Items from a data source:
========================================================================

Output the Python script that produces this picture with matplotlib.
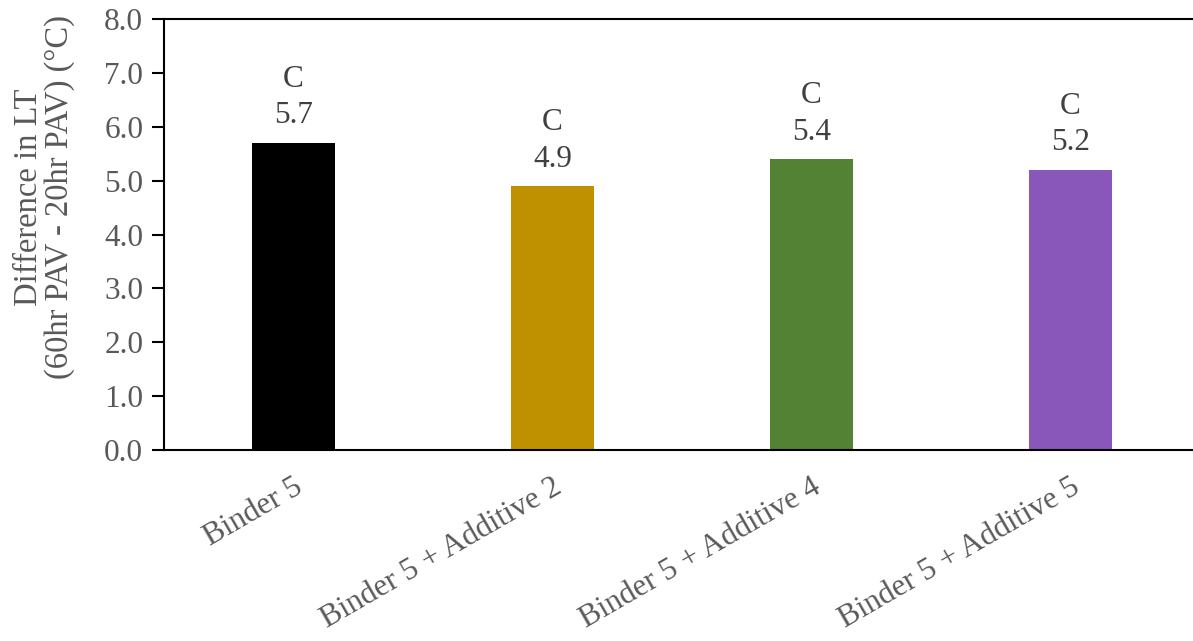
import matplotlib.pyplot as plt

# data
categories = ['Binder 5', 'Binder 5 + Additive 2', 'Binder 5 + Additive 4', 'Binder 5 + Additive 5']
values = [5.7, 4.9, 5.4, 5.2]
value_labels = ['5.7', '4.9', '5.4', '5.2']
groups = ['C', 'C', 'C', 'C']
colors = ['#000000', '#BF9000', '#548235', '#8957BA']

plt.rcParams['font.family'] = ['Liberation Serif', 'DejaVu Serif']

fig = plt.figure(figsize=(11.93, 6.41), dpi=100)
ax = fig.add_axes([164 / 1193, 191 / 641, 1036 / 1193, 431 / 641])

x = list(range(len(categories)))
ax.bar(x, values, width=0.317, color=colors)

for xi, v, g, lab in zip(x, values, groups, value_labels):
    ax.annotate(g + '\n' + lab, (xi, v), xytext=(0, 9), textcoords='offset points',
                ha='center', va='bottom', fontsize=22.5, color='#404040', linespacing=1.35)

ax.set_xlim(-0.5, 3.5)
ax.set_ylim(0, 8)
ax.set_yticks([0, 1, 2, 3, 4, 5, 6, 7, 8])
ax.set_yticklabels(['%.1f' % t for t in range(9)])
ax.set_xticks(x)
ax.set_xticklabels(categories, rotation=30, ha='right', rotation_mode='anchor')

ax.spines['right'].set_visible(False)
for s in ['top', 'bottom', 'left']:
    ax.spines[s].set_linewidth(1.5)
    ax.spines[s].set_color('black')

ax.tick_params(axis='y', direction='out', length=9, width=1.5, labelsize=22.5,
               labelcolor='#595959', pad=6)
ax.tick_params(axis='x', length=0, labelsize=22.5, labelcolor='#595959', pad=16)

# y label sits a bit above the axes centre in the reference
fig.text(44 / 1193, 1 - 197 / 641, 'Difference in LT\n(60hr PAV - 20hr PAV) (°C)',
         rotation=90, ha='center', va='center', fontsize=23.5, color='#595959',
         linespacing=1.0)

fig.savefig('out.png', dpi=100)
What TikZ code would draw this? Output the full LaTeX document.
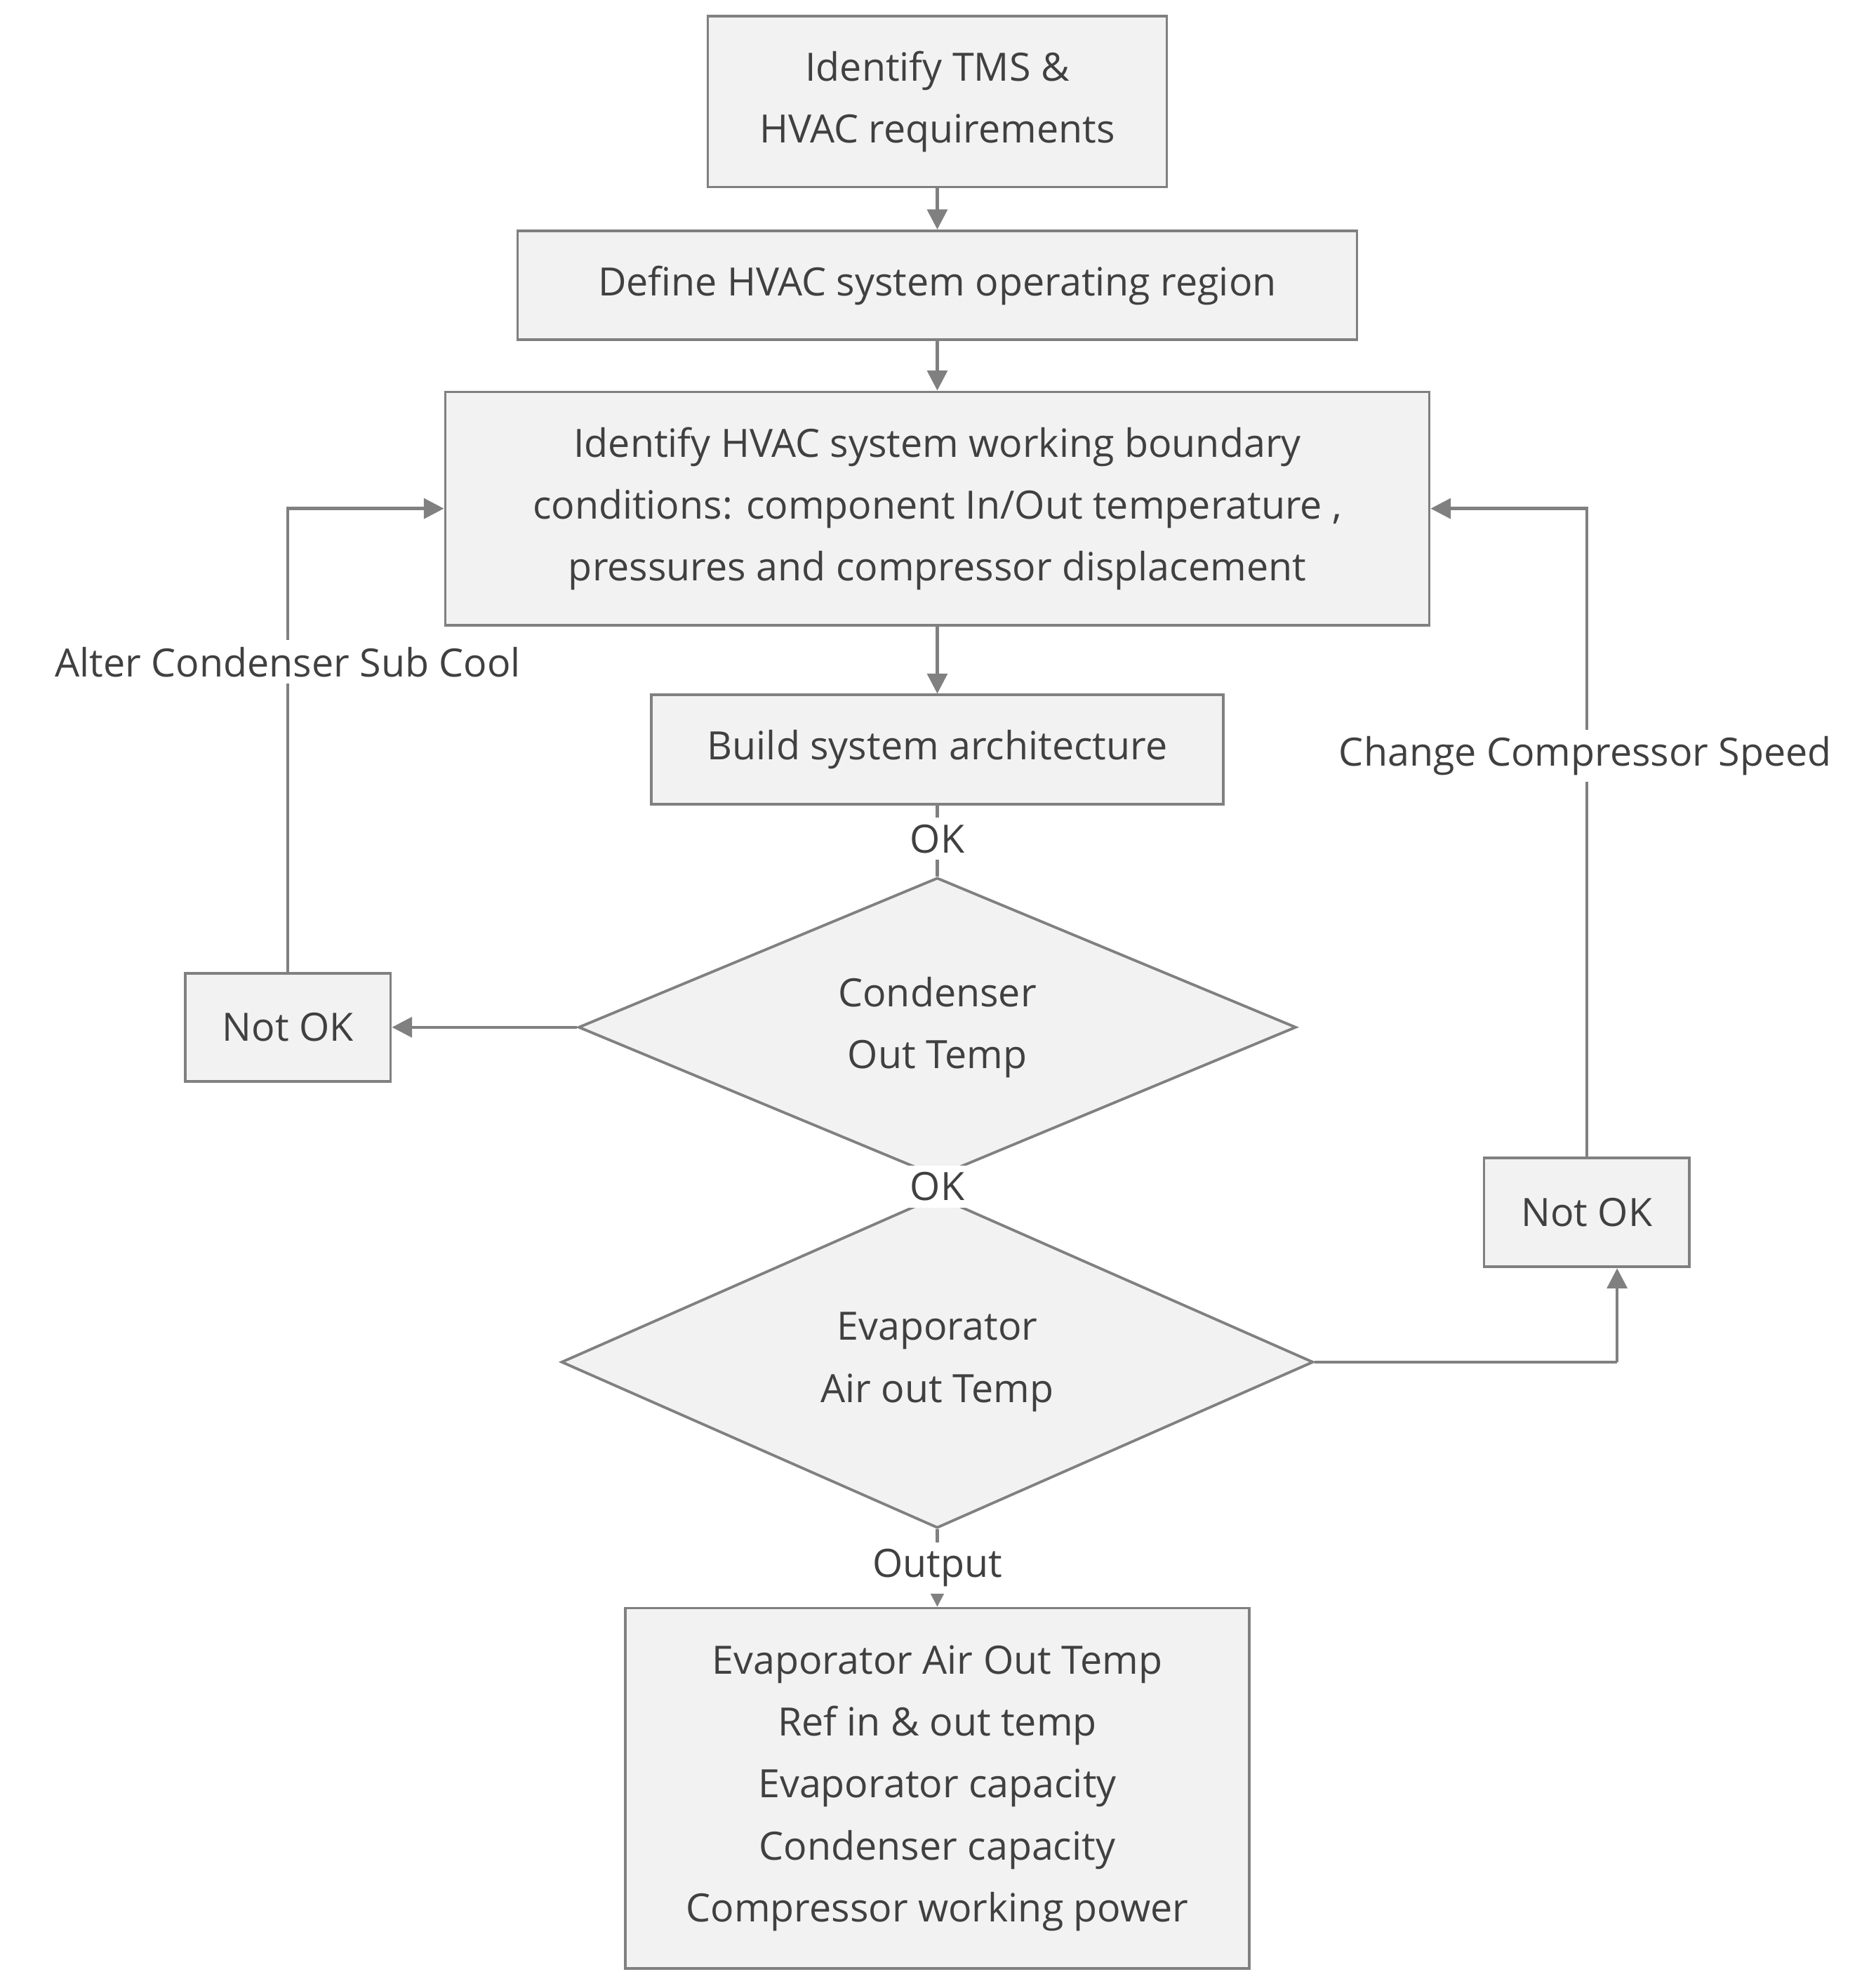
\documentclass[tikz,border=0pt]{standalone}
\usepackage{fontspec}
\setmainfont{Open Sans}
\usetikzlibrary{shapes.geometric,arrows.meta}
\definecolor{tx}{HTML}{404040}
\definecolor{ln}{HTML}{808080}
\definecolor{fl}{HTML}{F2F2F2}
\begin{document}
\begin{tikzpicture}[x=0.02cm,y=-0.02cm,
  every node/.style={text=tx,font=\fontsize{17.5}{27.8}\selectfont},
  box/.style={draw=ln,fill=fl,line width=1.2pt,align=center,inner sep=0pt},
  dia/.style={draw=ln,fill=fl,line width=1.2pt,align=center,diamond,inner sep=0pt},
  lab/.style={fill=white,inner sep=3pt},
  arr/.style={draw=ln,line width=1.4pt,-{Triangle[length=9pt,width=9pt]}},
  ln/.style={draw=ln,line width=1.4pt}]
\useasboundingbox (0,0) rectangle (1479,1566);
\node[box,minimum width=7.24cm,minimum height=2.7cm] (b1) at (739,80) {Identify TMS \&\\HVAC requirements};
\node[box,minimum width=13.24cm,minimum height=1.72cm] (b2) at (739,225) {Define HVAC system operating region};
\node[box,minimum width=15.52cm,minimum height=3.68cm] (b3) at (739,401) {Identify HVAC system working boundary\\conditions: component In/Out temperature ,\\pressures and compressor displacement};
\node[box,minimum width=9.02cm,minimum height=1.72cm] (b4) at (739,591) {Build system architecture};
\node[dia,minimum width=11.32cm,minimum height=4.12cm] (d1) at (739,810) {Condenser\\Out Temp};
\node[box,minimum width=3.24cm,minimum height=1.7cm] (n1) at (227,810) {Not OK};
\node[dia,minimum width=11.86cm,minimum height=4.28cm] (d2) at (739,1074) {Evaporator\\Air out Temp};
\node[box,minimum width=3.24cm,minimum height=1.72cm] (n2) at (1251,956) {Not OK};
\node[box,minimum width=9.84cm,minimum height=5.68cm] (b5) at (739,1410) {Evaporator Air Out Temp\\Ref in \& out temp\\Evaporator capacity\\Condenser capacity\\Compressor working power};
\draw[arr] (b1) -- (b2);
\draw[arr] (b2) -- (b3);
\draw[arr] (b3) -- (b4);
\draw[ln] (b4) -- (d1.north) node[lab,pos=0.47] (ok1) {OK};
\draw[ln] (d1) -- (d2.north) node[lab,pos=0.5] (ok2) {OK};
\draw[arr] (d2) -- (b5) node[lab,pos=0.5] (out) {Output};
\draw[arr] (d1.west) -- (n1.east);
\coordinate (c1) at (227,401);
\draw[arr] (n1.north) -- (c1) -- (b3.west);
\node[lab] (alt) at (227,522) {Alter Condenser Sub Cool};
\coordinate (c2) at (1275,1074);
\draw[ln] (d2.east) -- (c2);
\draw[arr] (c2) -- (n2.south -| c2);
\coordinate (c3) at (1251,401);
\draw[arr] (n2.north) -- (c3) -- (b3.east);
\node[lab] (chg) at (1250,596) {Change Compressor Speed};
\end{tikzpicture}
\end{document}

========================================================================

> [Work instructions] Repeat, word for word and with no pictures, only the lines running from the beginning of the data to the line that contains "import matplotlib.pyplot as plt".

> [Expected answer]
Output the Python script that produces this picture with matplotlib.
import matplotlib.pyplot as plt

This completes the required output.